TV18 is offering one share for every two held in this rights issue, priced at Rs 84. Although this is at a 14 per cent discount to the current market price, the valuations are still expensive. At the offer price, the enterprise value-to-sales (EV/Sales) multiple of TV18 would be four times its 2008-09 sales, which is much higher than a profit-making Zee News or its loss-making peer, NDTV.
Advertising volumes and pricing — the key revenue drivers for the media industry — are stabilising, but are yet to return to high growth levels. Given that TV18’s businesses are highly reliant on advertising revenues, most of its divisions are currently reporting operating losses.
The company reported an operating loss in 2008-09 with the picture improving to a 3 per cent positive operating profit margin in its June quarter financials. The entry of newer business channels may also pose a threat to market share over the long term.
News operations, the key
TV18 owns two of the leading business channels in the country — CNBC TV18 and CNBC Awaaz — which are leaders in their respective genres in both the English and Hindi languages. In Hindi especially, this is more pronounced as the market has CNBC Awaaz and Zee Business as the only players.
In the English business news space, there is competition, but CNBC-TV18 still maintains a considerable lead over the other channels. But recent TAM reports on viewership suggest that ET Now, a new launch, has managed considerable inroads; this has now become available on DTH platforms.
UTVi is reportedly tying up with Bloomberg TV and may also be able to offer competition, though not of the scale of ET Now. However, all the three competitors (including the second largest viewed NDTV Profit) have some way to go before they manage to edge out CNBC from its leadership position.
Revenues from this segment were down 25 per cent in the June quarter over last year. But with a revival in advertising in key segments such as Telecom and BFSI, as well as that from a spate of new IPOs and NFOs, the sector, as a whole, and TV18, in particular, may benefit.
Television advertising is estimated to grow by 12.2 per cent annually to Rs 15,000 crore by 2013, according to a recent report on media by PWC.
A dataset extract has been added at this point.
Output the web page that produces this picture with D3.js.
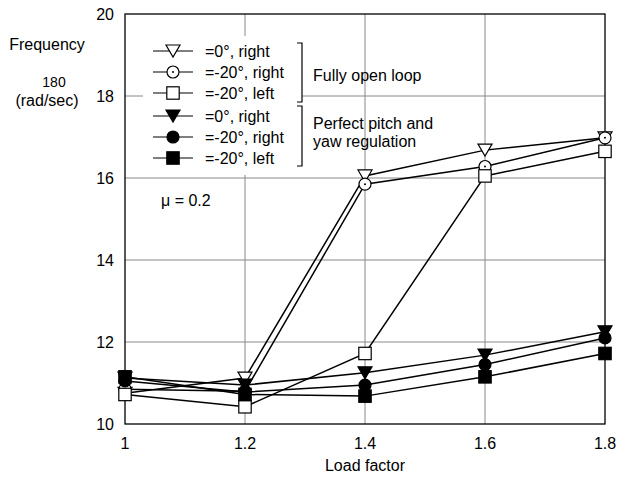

This would be one of the key reasons for investors to hold on to the stock apart from the fact that being a pay channel, subscription revenues may increase given that DTH subscribers are increasing rapidly and number over 11 million currently.
Web18 holds potential
Web 18 has many properties such as moneycontrol.com, in.com and indiaearnings.com that are among the top visited Web sites in India, with moneycontrol leading the way. The company also holds stakes in sites such as Yatra.com, a leading travel booking Web site.
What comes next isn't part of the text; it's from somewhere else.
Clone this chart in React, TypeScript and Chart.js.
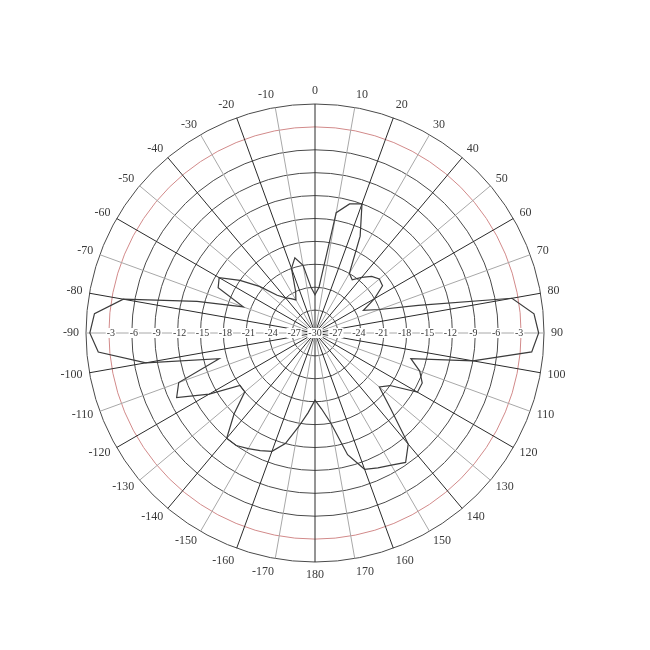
import React, { useEffect, useRef } from "react";
import { Chart, registerables } from "chart.js";

Chart.register(...registerables);

// Azimuth (degrees, clockwise from top) every 5 degrees
const azimuths: number[] = [
  0, 5, 10, 15, 20, 25, 30, 35, 40, 45, 50, 55, 60, 65, 70, 75, 80, 85,
  90, 95, 100, 105, 110, 115, 120, 125, 130, 135, 140, 145, 150, 155, 160, 165, 170, 175,
  180, 185, 190, 195, 200, 205, 210, 215, 220, 225, 230, 235, 240, 245, 250, 255, 260, 265,
  270, 275, 280, 285, 290, 295, 300, 305, 310, 315, 320, 325, 330, 335, 340, 345, 350, 355,
];

// Relative gain in dB at each azimuth
const gainDb: number[] = [
  -25, -24, -14, -12.5, -12, -16, -21, -21.5, -20.5, -19.5, -19, -19.2, -21, -23, -21, -16, -3.8, -1.2,
  -0.7, -1.5, -9, -17, -15.4, -14.5, -14.5, -18, -19, -16, -11, -9.3, -10, -10.5, -11, -13.5, -18, -20,
  -21.2, -19.5, -17.5, -15, -13.5, -13, -12.5, -12, -12, -15, -18, -18, -14, -10, -11, -17, -7.5, -1.5,
  -0.5, -1, -4.5, -14, -20, -16, -15.5, -18, -20.5, -23, -24, -24.5, -25, -24, -21, -19.8, -21, -24,
];

// Radial tick labels (dB)
const dbTicks: number[] = [-3, -6, -9, -12, -15, -18, -21, -24, -27, -30];

const angleLabel = (a: number) => (a <= 180 ? String(a) : String(a - 360));

const labelsPlugin = {
  id: "polarLabels",
  afterDraw(chart: any) {
    const scale = chart.scales.r;
    const ctx = chart.ctx;
    ctx.save();
    // angle labels
    ctx.font = "12px 'Liberation Serif', serif";
    ctx.fillStyle = "#3a3a3a";
    azimuths.forEach((a, i) => {
      if (a % 10 !== 0) return;
      const pos = scale.getPointPosition(i, scale.drawingArea + 7);
      const rad = (a * Math.PI) / 180;
      const s = Math.sin(rad);
      const c = Math.cos(rad);
      ctx.textAlign = s > 0.08 ? "left" : s < -0.08 ? "right" : "center";
      ctx.textBaseline = c > 0.9 ? "bottom" : c < -0.9 ? "top" : "middle";
      const dy = c > 0.9 || c < -0.9 ? 0 : -c * 4;
      ctx.fillText(angleLabel(a), pos.x, pos.y + dy);
    });
    // dB labels along the horizontal axis
    ctx.font = "10px 'Liberation Serif', serif";
    ctx.textAlign = "center";
    ctx.textBaseline = "middle";
    dbTicks.forEach((v) => {
      const d = scale.getDistanceFromCenterForValue(v);
      const xs = v === -30 ? [scale.xCenter] : [scale.xCenter - d + 2, scale.xCenter + d - 2];
      xs.forEach((x) => {
        const t = String(v);
        const w = ctx.measureText(t).width;
        ctx.fillStyle = "#ffffff";
        ctx.fillRect(x - w / 2 - 1, scale.yCenter - 5, w + 2, 10);
        ctx.fillStyle = "#3a3a3a";
        ctx.fillText(t, x, scale.yCenter + 0.5);
      });
    });
    ctx.restore();
  },
};

export default function App() {
  const ref = useRef<HTMLCanvasElement | null>(null);
  useEffect(() => {
    if (!ref.current) return;
    const chart = new Chart(ref.current, {
      type: "radar",
      data: {
        labels: azimuths.map(angleLabel),
        datasets: [
          {
            data: gainDb,
            borderColor: "#3c3c3c",
            borderWidth: 1.2,
            pointRadius: 0,
            fill: false,
            tension: 0,
          },
        ],
      },
      options: {
        animation: false,
        responsive: true,
        maintainAspectRatio: false,
        layout: { padding: { left: 78, right: 98, top: 96, bottom: 80 } },
        plugins: { legend: { display: false }, tooltip: { enabled: false } },
        scales: {
          r: {
            min: -30,
            max: 0,
            ticks: { display: false, stepSize: 3 },
            pointLabels: { display: false },
            grid: {
              circular: true,
              color: (c: any) => (c.tick && c.tick.value === -3 ? "#d28a8a" : "#4a4a4a"),
              lineWidth: 1,
            },
            angleLines: {
              display: true,
              color: (c: any) => (c.index % 4 === 0 ? "#2a2a2a" : "#a8a8a8"),
              lineWidth: (c: any) => (c.index % 2 === 0 ? 1 : 0),
            },
          },
        },
      },
      plugins: [labelsPlugin],
    });
    return () => chart.destroy();
  }, []);
  return (
    <div style={{ width: 634, height: 634, position: "relative" }}>
      <canvas ref={ref} />
    </div>
  );
}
Other sites such as in.com, though gaining hits, face considerable competition from Rediff, Indiatimes and Sify that offer a complete range of content, subscription and transaction-based services.
But this segment has been increasing contribution to revenues (14-15 per cent of revenues currently) and grew at eight per cent in FY-09 and even in the recent June quarter and has reduced operational losses.
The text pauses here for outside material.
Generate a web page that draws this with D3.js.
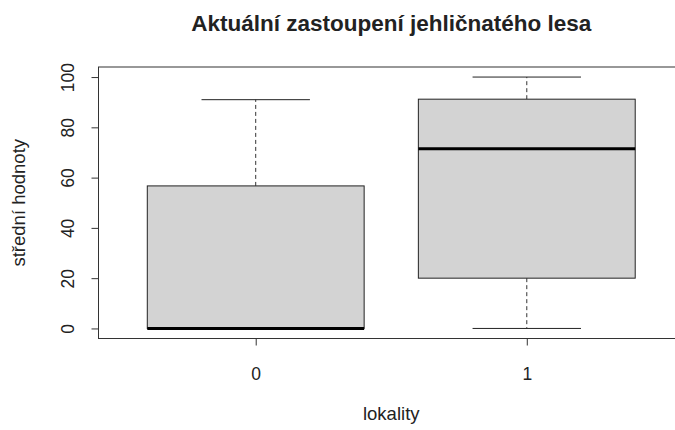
<!DOCTYPE html>
<html>
<head>
<meta charset="utf-8">
<script src="https://cdn.jsdelivr.net/npm/d3@7"></script>
<style>
  body { margin: 0; background: #fff; }
  svg text { font-family: "Liberation Sans", Arial, sans-serif; fill: #222; }
</style>
</head>
<body>
<svg id="canvas" width="675" height="430"></svg>
<script>
// boxplot stats per locality
const categories = ["0", "1"];
const whiskerLow = [0, 0];
const q1 = [0, 20];
const median = [0, 71.5];
const q3 = [56.7, 91.2];
const whiskerHigh = [91, 100];
const yTicks = [0, 20, 40, 60, 80, 100];

let canvas = d3.select('#canvas')

// R style: xlim 0.5..2.5 and ylim 0..100, each widened by 4%
let xScale = d3.scaleLinear().domain([0.42, 2.58]).range([98.5, 684])
let yScale = d3.scaleLinear().domain([-4, 104]).range([338.5, 67])

let boxes = categories.map((c, i) => ({
    cat: c, pos: i + 1,
    lo: whiskerLow[i], q1: q1[i], med: median[i], q3: q3[i], hi: whiskerHigh[i]
}))

let halfBox = (xScale(1.4) - xScale(1)) // boxwex 0.8
let halfCap = halfBox / 2

let g = canvas.selectAll('g.box')
    .data(boxes)
    .enter()
    .append('g')
    .attr('class', 'box')

// dashed whiskers
g.append('line')
    .attr('x1', d => xScale(d.pos)).attr('x2', d => xScale(d.pos))
    .attr('y1', d => yScale(d.q3)).attr('y2', d => yScale(d.hi))
    .attr('stroke', '#333').attr('stroke-dasharray', '4,3')
g.append('line')
    .attr('x1', d => xScale(d.pos)).attr('x2', d => xScale(d.pos))
    .attr('y1', d => yScale(d.q1)).attr('y2', d => yScale(d.lo))
    .attr('stroke', '#333').attr('stroke-dasharray', '4,3')

// caps
g.append('line')
    .attr('x1', d => xScale(d.pos) - halfCap).attr('x2', d => xScale(d.pos) + halfCap)
    .attr('y1', d => yScale(d.hi)).attr('y2', d => yScale(d.hi))
    .attr('stroke', '#222')
g.append('line')
    .attr('x1', d => xScale(d.pos) - halfCap).attr('x2', d => xScale(d.pos) + halfCap)
    .attr('y1', d => yScale(d.lo)).attr('y2', d => yScale(d.lo))
    .attr('stroke', '#222')

// box
g.append('rect')
    .attr('x', d => xScale(d.pos) - halfBox)
    .attr('y', d => yScale(d.q3))
    .attr('width', halfBox * 2)
    .attr('height', d => yScale(d.q1) - yScale(d.q3))
    .attr('fill', '#d3d3d3')
    .attr('stroke', '#222')

// median
g.append('line')
    .attr('x1', d => xScale(d.pos) - halfBox).attr('x2', d => xScale(d.pos) + halfBox)
    .attr('y1', d => yScale(d.med)).attr('y2', d => yScale(d.med))
    .attr('stroke', '#000').attr('stroke-width', 3)

// plot frame
canvas.append('rect')
    .attr('x', xScale.range()[0]).attr('y', yScale.range()[1])
    .attr('width', xScale.range()[1] - xScale.range()[0])
    .attr('height', yScale.range()[0] - yScale.range()[1])
    .attr('fill', 'none').attr('stroke', '#333')

// y axis
let yAxis = canvas.append('g')
    .attr('transform', 'translate(' + xScale.range()[0] + ',0)')
    .call(d3.axisLeft(yScale).tickValues(yTicks).tickSize(7).tickSizeOuter(0))
yAxis.select('.domain').remove()
yAxis.selectAll('line').attr('stroke', '#333')
yAxis.selectAll('text')
    .attr('font-size', 17.5).attr('fill', '#222')
    .attr('text-anchor', 'middle')
    .attr('transform', 'rotate(-90)')
    .attr('x', 0)
    .attr('y', -25)
    .attr('dy', 0)

// x axis
let xAxis = canvas.append('g')
    .attr('transform', 'translate(0,' + yScale.range()[0] + ')')
    .call(d3.axisBottom(xScale).tickValues([1, 2]).tickFormat((d, i) => categories[i]).tickSize(7).tickSizeOuter(0))
xAxis.select('.domain').remove()
xAxis.selectAll('line').attr('stroke', '#333')
xAxis.selectAll('text').attr('font-size', 17.5).attr('fill', '#222').attr('y', 41.5).attr('dy', 0)

// titles
let midX = (xScale.range()[0] + xScale.range()[1]) / 2
canvas.append('text')
    .attr('x', midX).attr('y', 31)
    .attr('text-anchor', 'middle')
    .attr('font-weight', 'bold').attr('font-size', 22.5).attr('fill', '#000')
    .text('Aktuální zastoupení jehličnatého lesa')

canvas.append('text')
    .attr('x', midX).attr('y', 420)
    .attr('text-anchor', 'middle')
    .attr('font-size', 18.5)
    .text('lokality')

canvas.append('text')
    .attr('transform', 'translate(25,' + (yScale.range()[0] + yScale.range()[1]) / 2 + ') rotate(-90)')
    .attr('text-anchor', 'middle')
    .attr('font-size', 18.5)
    .text('střední hodnoty')
</script>
</body>
</html>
Internet advertising is set to touch Rs 2,140 crore by 2013, growing at 27.9 per cent annually, according to a FICCI-KPMG media report.
The publishing foray with Forbes, where Rs 30 crore of the rights issue proceeds are set to be invested and Newswire18 which has reduced operational losses substantially are two additional segments to watch out for.
The offer
The company is looking to raise a little over Rs 504 crore from this issue. This is mainly to repay a part of its debt (Rs 300 crore) and the rest for investment in some of its divisions and general corporate purposes. For the year-ended March 2009, TV18 held over Rs 977 crore in the form of secured and unsecured loans from banks and public deposits. Despite the repayment of some loans, the debt level still appears high. It may come down to some extent if the Rs 164 crore that the company has in the form of cash and bank balances are used to for repayment.
The investors have the option of paying 25 per cent of the issue price on application, 35 per cent on the ‘first call’ and the balance 20 per cent and 20 per cent on the ‘second call’ and the ‘third call’ respectively.